PROVIDED INFORMATION
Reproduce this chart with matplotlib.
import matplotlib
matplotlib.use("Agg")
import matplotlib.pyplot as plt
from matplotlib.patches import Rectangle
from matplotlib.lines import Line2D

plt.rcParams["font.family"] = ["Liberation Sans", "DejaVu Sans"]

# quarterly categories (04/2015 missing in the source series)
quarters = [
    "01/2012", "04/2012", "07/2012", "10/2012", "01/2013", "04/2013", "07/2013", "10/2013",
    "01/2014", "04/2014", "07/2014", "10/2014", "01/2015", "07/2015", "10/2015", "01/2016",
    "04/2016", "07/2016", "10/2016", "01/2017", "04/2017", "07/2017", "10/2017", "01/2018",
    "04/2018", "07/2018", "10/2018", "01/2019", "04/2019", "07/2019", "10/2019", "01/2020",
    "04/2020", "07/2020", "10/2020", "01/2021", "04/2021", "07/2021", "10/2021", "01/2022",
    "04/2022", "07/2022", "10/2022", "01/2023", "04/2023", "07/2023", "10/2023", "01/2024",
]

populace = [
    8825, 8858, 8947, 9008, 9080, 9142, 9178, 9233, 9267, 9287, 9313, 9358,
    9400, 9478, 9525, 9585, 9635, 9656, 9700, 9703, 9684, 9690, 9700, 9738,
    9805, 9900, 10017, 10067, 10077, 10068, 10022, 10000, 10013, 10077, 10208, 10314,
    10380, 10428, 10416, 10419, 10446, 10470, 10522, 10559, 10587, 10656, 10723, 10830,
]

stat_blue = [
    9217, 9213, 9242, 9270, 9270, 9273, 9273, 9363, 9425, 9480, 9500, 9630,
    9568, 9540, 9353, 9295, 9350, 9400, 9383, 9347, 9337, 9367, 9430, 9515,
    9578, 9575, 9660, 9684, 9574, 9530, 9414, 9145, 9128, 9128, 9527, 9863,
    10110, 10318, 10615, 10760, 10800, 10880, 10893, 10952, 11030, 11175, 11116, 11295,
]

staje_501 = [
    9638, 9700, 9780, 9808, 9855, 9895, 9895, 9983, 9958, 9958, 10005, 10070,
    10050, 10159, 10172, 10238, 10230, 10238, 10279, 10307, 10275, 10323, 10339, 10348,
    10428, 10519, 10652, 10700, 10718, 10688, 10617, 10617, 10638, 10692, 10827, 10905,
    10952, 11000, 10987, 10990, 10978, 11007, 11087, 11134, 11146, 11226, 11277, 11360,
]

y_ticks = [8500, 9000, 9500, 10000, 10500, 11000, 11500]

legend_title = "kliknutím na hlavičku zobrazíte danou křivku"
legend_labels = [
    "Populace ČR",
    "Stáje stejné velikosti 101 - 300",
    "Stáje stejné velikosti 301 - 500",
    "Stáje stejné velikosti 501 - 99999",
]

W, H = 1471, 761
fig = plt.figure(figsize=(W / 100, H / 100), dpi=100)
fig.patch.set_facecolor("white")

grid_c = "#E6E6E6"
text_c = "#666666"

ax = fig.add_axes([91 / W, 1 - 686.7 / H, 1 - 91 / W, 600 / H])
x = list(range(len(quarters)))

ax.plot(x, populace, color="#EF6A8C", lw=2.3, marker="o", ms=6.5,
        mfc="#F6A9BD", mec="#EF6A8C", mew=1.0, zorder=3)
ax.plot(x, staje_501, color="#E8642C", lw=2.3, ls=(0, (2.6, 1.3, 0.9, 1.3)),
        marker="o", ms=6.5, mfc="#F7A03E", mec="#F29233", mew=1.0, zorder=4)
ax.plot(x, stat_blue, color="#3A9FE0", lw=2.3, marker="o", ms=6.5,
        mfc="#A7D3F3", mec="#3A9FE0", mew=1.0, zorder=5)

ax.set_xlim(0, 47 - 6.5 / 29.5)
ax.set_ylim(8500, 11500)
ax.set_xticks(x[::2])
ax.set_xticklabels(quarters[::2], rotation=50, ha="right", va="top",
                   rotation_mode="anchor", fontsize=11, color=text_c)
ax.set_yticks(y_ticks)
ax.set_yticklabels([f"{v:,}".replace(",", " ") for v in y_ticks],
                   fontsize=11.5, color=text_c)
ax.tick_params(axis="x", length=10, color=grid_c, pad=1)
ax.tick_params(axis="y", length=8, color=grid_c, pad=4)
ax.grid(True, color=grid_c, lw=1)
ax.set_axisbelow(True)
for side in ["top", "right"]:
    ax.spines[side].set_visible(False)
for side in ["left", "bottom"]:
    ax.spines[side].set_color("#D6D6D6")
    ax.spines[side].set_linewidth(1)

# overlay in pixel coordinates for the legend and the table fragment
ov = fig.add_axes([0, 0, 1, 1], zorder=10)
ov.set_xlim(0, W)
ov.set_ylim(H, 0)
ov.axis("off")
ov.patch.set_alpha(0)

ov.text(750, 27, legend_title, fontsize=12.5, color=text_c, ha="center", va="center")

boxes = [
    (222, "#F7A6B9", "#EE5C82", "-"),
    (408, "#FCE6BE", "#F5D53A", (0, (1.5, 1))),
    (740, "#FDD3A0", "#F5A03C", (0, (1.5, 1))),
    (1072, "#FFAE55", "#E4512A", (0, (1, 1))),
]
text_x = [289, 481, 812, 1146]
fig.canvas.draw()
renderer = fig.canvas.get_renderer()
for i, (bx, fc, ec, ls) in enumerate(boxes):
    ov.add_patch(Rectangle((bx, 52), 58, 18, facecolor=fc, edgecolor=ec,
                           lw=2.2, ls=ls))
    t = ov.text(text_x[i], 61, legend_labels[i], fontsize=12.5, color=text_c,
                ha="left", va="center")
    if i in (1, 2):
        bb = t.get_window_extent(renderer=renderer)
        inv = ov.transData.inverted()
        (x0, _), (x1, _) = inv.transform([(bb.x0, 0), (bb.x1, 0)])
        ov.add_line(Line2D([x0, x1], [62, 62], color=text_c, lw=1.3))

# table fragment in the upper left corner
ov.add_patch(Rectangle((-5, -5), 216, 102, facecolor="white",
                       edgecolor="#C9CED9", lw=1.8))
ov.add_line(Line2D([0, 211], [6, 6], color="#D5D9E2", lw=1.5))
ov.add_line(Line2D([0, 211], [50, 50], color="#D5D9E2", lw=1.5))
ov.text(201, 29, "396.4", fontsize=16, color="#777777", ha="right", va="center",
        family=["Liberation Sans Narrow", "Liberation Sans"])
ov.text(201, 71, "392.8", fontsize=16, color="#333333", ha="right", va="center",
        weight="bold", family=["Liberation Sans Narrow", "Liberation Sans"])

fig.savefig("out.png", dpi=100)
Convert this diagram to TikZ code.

TASK INSTRUCTIONS
Write all of the records out again exactly.

TASK OUTPUT
Reproduce this chart with matplotlib.
import matplotlib
matplotlib.use("Agg")
import matplotlib.pyplot as plt
from matplotlib.patches import Rectangle
from matplotlib.lines import Line2D

plt.rcParams["font.family"] = ["Liberation Sans", "DejaVu Sans"]

# quarterly categories (04/2015 missing in the source series)
quarters = [
    "01/2012", "04/2012", "07/2012", "10/2012", "01/2013", "04/2013", "07/2013", "10/2013",
    "01/2014", "04/2014", "07/2014", "10/2014", "01/2015", "07/2015", "10/2015", "01/2016",
    "04/2016", "07/2016", "10/2016", "01/2017", "04/2017", "07/2017", "10/2017", "01/2018",
    "04/2018", "07/2018", "10/2018", "01/2019", "04/2019", "07/2019", "10/2019", "01/2020",
    "04/2020", "07/2020", "10/2020", "01/2021", "04/2021", "07/2021", "10/2021", "01/2022",
    "04/2022", "07/2022", "10/2022", "01/2023", "04/2023", "07/2023", "10/2023", "01/2024",
]

populace = [
    8825, 8858, 8947, 9008, 9080, 9142, 9178, 9233, 9267, 9287, 9313, 9358,
    9400, 9478, 9525, 9585, 9635, 9656, 9700, 9703, 9684, 9690, 9700, 9738,
    9805, 9900, 10017, 10067, 10077, 10068, 10022, 10000, 10013, 10077, 10208, 10314,
    10380, 10428, 10416, 10419, 10446, 10470, 10522, 10559, 10587, 10656, 10723, 10830,
]

stat_blue = [
    9217, 9213, 9242, 9270, 9270, 9273, 9273, 9363, 9425, 9480, 9500, 9630,
    9568, 9540, 9353, 9295, 9350, 9400, 9383, 9347, 9337, 9367, 9430, 9515,
    9578, 9575, 9660, 9684, 9574, 9530, 9414, 9145, 9128, 9128, 9527, 9863,
    10110, 10318, 10615, 10760, 10800, 10880, 10893, 10952, 11030, 11175, 11116, 11295,
]

staje_501 = [
    9638, 9700, 9780, 9808, 9855, 9895, 9895, 9983, 9958, 9958, 10005, 10070,
    10050, 10159, 10172, 10238, 10230, 10238, 10279, 10307, 10275, 10323, 10339, 10348,
    10428, 10519, 10652, 10700, 10718, 10688, 10617, 10617, 10638, 10692, 10827, 10905,
    10952, 11000, 10987, 10990, 10978, 11007, 11087, 11134, 11146, 11226, 11277, 11360,
]

y_ticks = [8500, 9000, 9500, 10000, 10500, 11000, 11500]

legend_title = "kliknutím na hlavičku zobrazíte danou křivku"
legend_labels = [
    "Populace ČR",
    "Stáje stejné velikosti 101 - 300",
    "Stáje stejné velikosti 301 - 500",
    "Stáje stejné velikosti 501 - 99999",
]

W, H = 1471, 761
fig = plt.figure(figsize=(W / 100, H / 100), dpi=100)
fig.patch.set_facecolor("white")

grid_c = "#E6E6E6"
text_c = "#666666"

ax = fig.add_axes([91 / W, 1 - 686.7 / H, 1 - 91 / W, 600 / H])
x = list(range(len(quarters)))

ax.plot(x, populace, color="#EF6A8C", lw=2.3, marker="o", ms=6.5,
        mfc="#F6A9BD", mec="#EF6A8C", mew=1.0, zorder=3)
ax.plot(x, staje_501, color="#E8642C", lw=2.3, ls=(0, (2.6, 1.3, 0.9, 1.3)),
        marker="o", ms=6.5, mfc="#F7A03E", mec="#F29233", mew=1.0, zorder=4)
ax.plot(x, stat_blue, color="#3A9FE0", lw=2.3, marker="o", ms=6.5,
        mfc="#A7D3F3", mec="#3A9FE0", mew=1.0, zorder=5)

ax.set_xlim(0, 47 - 6.5 / 29.5)
ax.set_ylim(8500, 11500)
ax.set_xticks(x[::2])
ax.set_xticklabels(quarters[::2], rotation=50, ha="right", va="top",
                   rotation_mode="anchor", fontsize=11, color=text_c)
ax.set_yticks(y_ticks)
ax.set_yticklabels([f"{v:,}".replace(",", " ") for v in y_ticks],
                   fontsize=11.5, color=text_c)
ax.tick_params(axis="x", length=10, color=grid_c, pad=1)
ax.tick_params(axis="y", length=8, color=grid_c, pad=4)
ax.grid(True, color=grid_c, lw=1)
ax.set_axisbelow(True)
for side in ["top", "right"]:
    ax.spines[side].set_visible(False)
for side in ["left", "bottom"]:
    ax.spines[side].set_color("#D6D6D6")
    ax.spines[side].set_linewidth(1)

# overlay in pixel coordinates for the legend and the table fragment
ov = fig.add_axes([0, 0, 1, 1], zorder=10)
ov.set_xlim(0, W)
ov.set_ylim(H, 0)
ov.axis("off")
ov.patch.set_alpha(0)

ov.text(750, 27, legend_title, fontsize=12.5, color=text_c, ha="center", va="center")

boxes = [
    (222, "#F7A6B9", "#EE5C82", "-"),
    (408, "#FCE6BE", "#F5D53A", (0, (1.5, 1))),
    (740, "#FDD3A0", "#F5A03C", (0, (1.5, 1))),
    (1072, "#FFAE55", "#E4512A", (0, (1, 1))),
]
text_x = [289, 481, 812, 1146]
fig.canvas.draw()
renderer = fig.canvas.get_renderer()
for i, (bx, fc, ec, ls) in enumerate(boxes):
    ov.add_patch(Rectangle((bx, 52), 58, 18, facecolor=fc, edgecolor=ec,
                           lw=2.2, ls=ls))
    t = ov.text(text_x[i], 61, legend_labels[i], fontsize=12.5, color=text_c,
                ha="left", va="center")
    if i in (1, 2):
        bb = t.get_window_extent(renderer=renderer)
        inv = ov.transData.inverted()
        (x0, _), (x1, _) = inv.transform([(bb.x0, 0), (bb.x1, 0)])
        ov.add_line(Line2D([x0, x1], [62, 62], color=text_c, lw=1.3))

# table fragment in the upper left corner
ov.add_patch(Rectangle((-5, -5), 216, 102, facecolor="white",
                       edgecolor="#C9CED9", lw=1.8))
ov.add_line(Line2D([0, 211], [6, 6], color="#D5D9E2", lw=1.5))
ov.add_line(Line2D([0, 211], [50, 50], color="#D5D9E2", lw=1.5))
ov.text(201, 29, "396.4", fontsize=16, color="#777777", ha="right", va="center",
        family=["Liberation Sans Narrow", "Liberation Sans"])
ov.text(201, 71, "392.8", fontsize=16, color="#333333", ha="right", va="center",
        weight="bold", family=["Liberation Sans Narrow", "Liberation Sans"])

fig.savefig("out.png", dpi=100)
Convert this diagram to TikZ code.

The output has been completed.